Food Next Door: The last to present, and, surely, they saved the best. This project comes on the heels of Cal AB 626: The Homemade Food Act. This mobile app seeks to redefine “fast food” for residents seeking ways to start-up food production in small batches. The app will identify local chefs, connect low-income folx to the permits needed to sell food, and work towards a zero-carbon footprint. They will create a system of “Neighbors” who can deliver food within a two mil location of you and they will accept EBT/Food stamps (although not explicitly how as most EBT does not allow you to purchase “prepared” foods). They will allow phone orders, recognizing not everyone has to access to a smartphone. Moreover, they will work towards reducing car trips by incentivizing deliveries by foot or bike with 10% discounts to the consumer.

BikePed: Seeks to use a crowdsourcing mobile app to capture areas of broken sidewalks, sidewalks with abrupt endings, and areas without bike lanes.
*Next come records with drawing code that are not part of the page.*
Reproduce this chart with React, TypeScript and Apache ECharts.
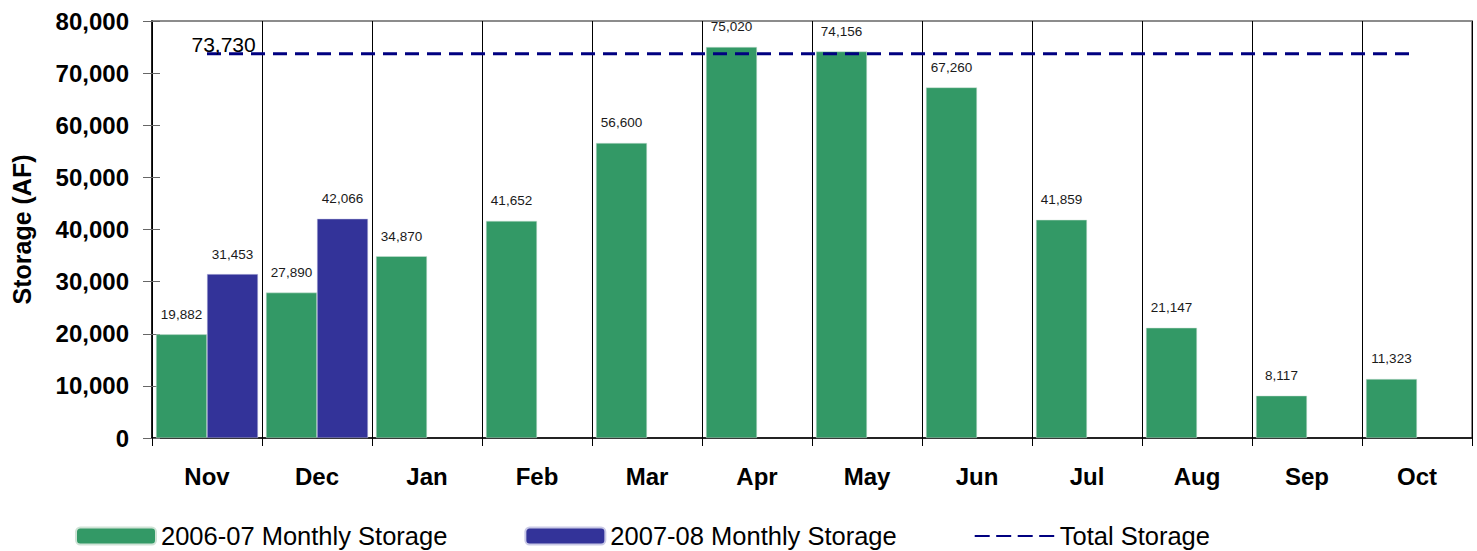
import React, { useEffect, useRef } from "react";
import * as echarts from "echarts";

const months = ["Nov", "Dec", "Jan", "Feb", "Mar", "Apr", "May", "Jun", "Jul", "Aug", "Sep", "Oct"];
const storage0607 = [19882, 27890, 34870, 41652, 56600, 75020, 74156, 67260, 41859, 21147, 8117, 11323];
const storage0708 = [31453, 42066, null, null, null, null, null, null, null, null, null, null];
const totalStorage = [73730, 73730, 73730, 73730, 73730, 73730, 73730, 73730, 73730, 73730, 73730, 73730];

const FONT = "Arial, 'Liberation Sans', sans-serif";

export default function App() {
  const ref = useRef<HTMLDivElement>(null);
  useEffect(() => {
    if (!ref.current) return;
    const chart = echarts.init(ref.current, null, { renderer: "svg" });
    const fmt = (v: number) => v.toLocaleString("en-US");
    const barLabel = {
      show: true,
      position: "top",
      distance: 13,
      fontSize: 13.5,
      fontFamily: FONT,
      color: "#1a1a1a",
      formatter: (p: any) => (p.value == null ? "" : fmt(p.value)),
    };
    chart.setOption({
      animation: false,
      backgroundColor: "#ffffff",
      grid: {
        left: 152,
        right: 5,
        top: 21,
        bottom: 113,
        containLabel: false,
        outerBoundsMode: "none",
        show: true,
        borderColor: "#8c8c8c",
        borderWidth: 2,
      },
      legend: {
        left: 75,
        top: 523,
        padding: 0,
        itemWidth: 80,
        itemHeight: 17,
        itemGap: 77,
        textStyle: { fontSize: 25.5, fontFamily: FONT, color: "#000" },
        data: [
          "2006-07 Monthly Storage",
          "2007-08 Monthly Storage",
          {
            name: "Total Storage",
            itemStyle: { opacity: 0 },
            lineStyle: { width: 2, type: [15, 6.5], color: "#000080" },
          },
        ],
      },
      xAxis: {
        type: "category",
        data: months,
        boundaryGap: true,
        axisLine: { show: true, lineStyle: { color: "#000", width: 1.5 } },
        axisTick: { show: true, length: 8, lineStyle: { color: "#000" } },
        axisLabel: {
          margin: 26,
          fontSize: 24,
          fontWeight: "bold",
          fontFamily: FONT,
          color: "#000",
        },
        splitLine: { show: true, lineStyle: { color: "#000", width: 1 } },
      },
      yAxis: [
        {
          type: "value",
          min: 0,
          max: 80000,
          interval: 10000,
          name: "Storage (AF)",
          nameLocation: "middle",
          nameGap: 118,
          nameTextStyle: { fontSize: 25, fontWeight: "bold", fontFamily: FONT, color: "#000" },
          axisLine: { show: true, lineStyle: { color: "#000", width: 1.5 } },
          axisTick: { show: true, length: 9, lineStyle: { color: "#666" } },
          axisLabel: {
            margin: 23,
            fontSize: 24,
            fontWeight: "bold",
            fontFamily: FONT,
            color: "#000",
            formatter: (v: number) => fmt(v),
          },
          splitLine: { show: false },
        },
        {
          type: "value",
          min: 0,
          max: 80000,
          interval: 10000,
          position: "left",
          axisLine: { show: false },
          axisTick: { show: true, inside: true, length: 8, lineStyle: { color: "#666" } },
          axisLabel: { show: false },
          splitLine: { show: false },
        },
      ],
      series: [
        {
          name: "2006-07 Monthly Storage",
          type: "bar",
          data: storage0607,
          barWidth: 51,
          barGap: "0%",
          itemStyle: { color: "#339966", borderColor: "#cfe3d6", borderWidth: 0.5 },
          label: barLabel,
        },
        {
          name: "2007-08 Monthly Storage",
          type: "bar",
          data: storage0708,
          barWidth: 51,
          barGap: "0%",
          itemStyle: { color: "#333399", borderColor: "#c9c9e6", borderWidth: 0.5 },
          label: barLabel,
        },
        {
          name: "Total Storage",
          type: "line",
          data: totalStorage.map((v, i) =>
            i === 0
              ? {
                  value: v,
                  label: {
                    show: true,
                    position: [-15, -19],
                    align: "left",
                    verticalAlign: "top",
                    fontSize: 21,
                    fontFamily: FONT,
                    color: "#000",
                    opacity: 1,
                    formatter: (p: any) => fmt(p.value),
                  },
                }
              : v
          ),
          symbol: "circle",
          symbolSize: 1,
          showSymbol: true,
          showAllSymbol: true,
          labelLayout: { hideOverlap: false },
          lineStyle: { color: "#000080", width: 3, type: [14, 8] },
          itemStyle: { color: "rgba(0,0,0,0)", borderWidth: 0 },
        },
      ],
    });
    return () => chart.dispose();
  }, []);
  return (
    <div
      ref={ref}
      style={{ position: "fixed", left: 0, top: 0, width: 1477, height: 551 }}
    />
  );
}
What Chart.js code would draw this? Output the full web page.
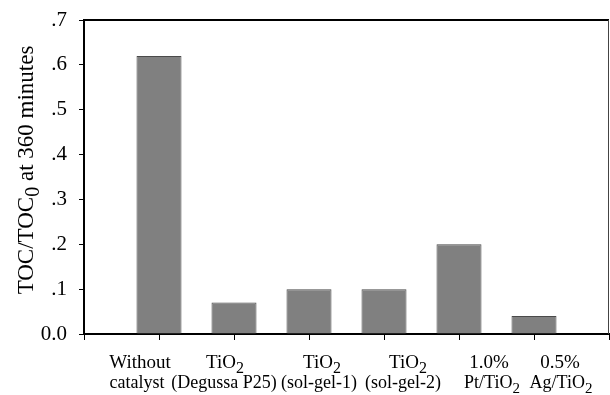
<!DOCTYPE html>
<html><head><meta charset="utf-8">
<script src="https://cdn.jsdelivr.net/npm/chart.js@4/dist/chart.umd.min.js"></script>
<style>html,body{margin:0;padding:0;background:#fff}#wrap{width:610px;height:395px}</style>
</head><body><div id="wrap"><canvas id="c"></canvas></div>
<script>
const categories = [['Without','catalyst'],['TiO₂','(Degussa P25)'],['TiO₂','(sol-gel-1)'],['TiO₂','(sol-gel-2)'],['1.0%','Pt/TiO₂'],['0.5%','Ag/TiO₂']];
const tocRatio = [0.62, 0.07, 0.10, 0.10, 0.20, 0.04];
const yTickLabels = ['0.0','.1','.2','.3','.4','.5','.6','.7'];
const yTitle = 'TOC/TOC₀ at 360 minutes';

// label placement tweaks (px, relative to each tick) to mimic the original typesetting
const labelShift = [[-19,-22],[-9,-10],[13,10],[24,19],[30,33],[26,27]];
const lineFontSize = [19, 18];

const labels = [''].concat(categories, ['']);
const data = [null].concat(tocRatio, [null]);

const SUB = { '₀': '0', '₂': '2' };
function runs(text) {
  const out = [];
  for (const ch of text) {
    const sub = ch in SUB;
    const c = sub ? SUB[ch] : ch;
    if (out.length && out[out.length - 1].sub === sub) out[out.length - 1].t += c;
    else out.push({ t: c, sub: sub });
  }
  return out;
}
function drawRich(ctx, text, cx, baseY, size) {
  const rs = runs(text);
  const fMain = size + 'px "Liberation Serif"', fSub = Math.round(size * 0.85) + 'px "Liberation Serif"';
  let w = 0;
  rs.forEach(r => { ctx.font = r.sub ? fSub : fMain; r.w = ctx.measureText(r.t).width; w += r.w; });
  let x = cx - w / 2;
  ctx.textAlign = 'left';
  ctx.textBaseline = 'alphabetic';
  rs.forEach(r => {
    ctx.font = r.sub ? fSub : fMain;
    ctx.fillText(r.t, x, baseY + (r.sub ? size * 0.25 : 0));
    x += r.w;
  });
}

const textPlugin = {
  id: 'texts',
  afterDraw(chart) {
    const a = chart.chartArea, ctx = chart.ctx, xs = chart.scales.x;
    ctx.save();
    ctx.fillStyle = '#000';
    categories.forEach((lines, i) => {
      const px = xs.getPixelForValue(i + 1);
      lines.forEach((ln, j) => drawRich(ctx, ln, px + labelShift[i][j], a.bottom + 34 + j * 20, lineFontSize[j]));
    });
    ctx.translate(a.left - 59, (a.top + a.bottom) / 2 - 7);
    ctx.rotate(-Math.PI / 2);
    drawRich(ctx, yTitle, 0, 8, 23);
    ctx.restore();
  }
};

const framePlugin = {
  id: 'frame',
  afterDatasetsDraw(chart) {
    const a = chart.chartArea, ctx = chart.ctx;
    ctx.save();
    ctx.strokeStyle = '#000';
    ctx.lineWidth = 2;
    ctx.beginPath();
    ctx.moveTo(a.left, a.top);
    ctx.lineTo(a.right, a.top);
    ctx.stroke();
    ctx.strokeStyle = '#444';
    ctx.lineWidth = 1;
    ctx.beginPath();
    ctx.moveTo(a.right - 0.5, a.top);
    ctx.lineTo(a.right - 0.5, a.bottom);
    ctx.stroke();
    ctx.restore();
  }
};

new Chart(document.getElementById('c'), {
  type: 'bar',
  data: { labels: labels, datasets: [{ data: data, backgroundColor: '#808080', borderColor: '#4a4a4a', borderWidth: 1, barPercentage: 0.6, categoryPercentage: 1 }] },
  options: {
    responsive: true, maintainAspectRatio: false, animation: false,
    layout: { padding: { top: 20, right: 1, left: 0, bottom: 0 } },
    plugins: { legend: { display: false }, tooltip: { enabled: false } },
    scales: {
      x: {
        offset: false,
        afterFit(s) { s.height = 61; s.paddingLeft = 0; s.paddingRight = 0; },
        grid: { offset: false, drawOnChartArea: false, tickLength: 6, color: '#000', tickColor: '#000' },
        border: { color: '#000', width: 2 },
        ticks: { display: false, autoSkip: false }
      },
      y: {
        min: 0, max: 0.7,
        afterFit(s) { s.width = 84; s.paddingTop = 0; s.paddingBottom = 0; },
        grid: { drawOnChartArea: false, tickLength: 5, color: '#000' },
        border: { color: '#000', width: 2 },
        ticks: { stepSize: 0.1, color: '#000', padding: 12,
          font: { family: 'Liberation Serif', size: 21 },
          callback: (v) => yTickLabels[Math.round(v * 10)] }
      }
    }
  },
  plugins: [framePlugin, textPlugin]
});
</script></body></html>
Through crowdsourcing this data, communities will be able to collect and quantify areas of unsafe streetscapes to lobby elected officials to implement changes. This is based on the foundational understanding that lack of access to safe sidewalks and streetscapes affect BIPOC disproportionately. Further by collecting this data, they hope to use it to connect these usable sidewalks and streetscapes to allow more safe pedestrian and bike paths to discourage care trips and reduce emissions. The data can be collected to also plan stakeholder meetings to generate plans.

Green Match: This mobile app seeks to convene environmental organizations that need to build capacity and people seeking to volunteer for great causes. The team noted that this is the next level of stakeholder engagement. By using the basic dating app model of swipe left/right, volunteers and organizations can find the right match for them. The app will center organizations run by and for BIPOC, recognizing that these are often the most at risk with limited resources. Each organization and volunteer would have their own profile.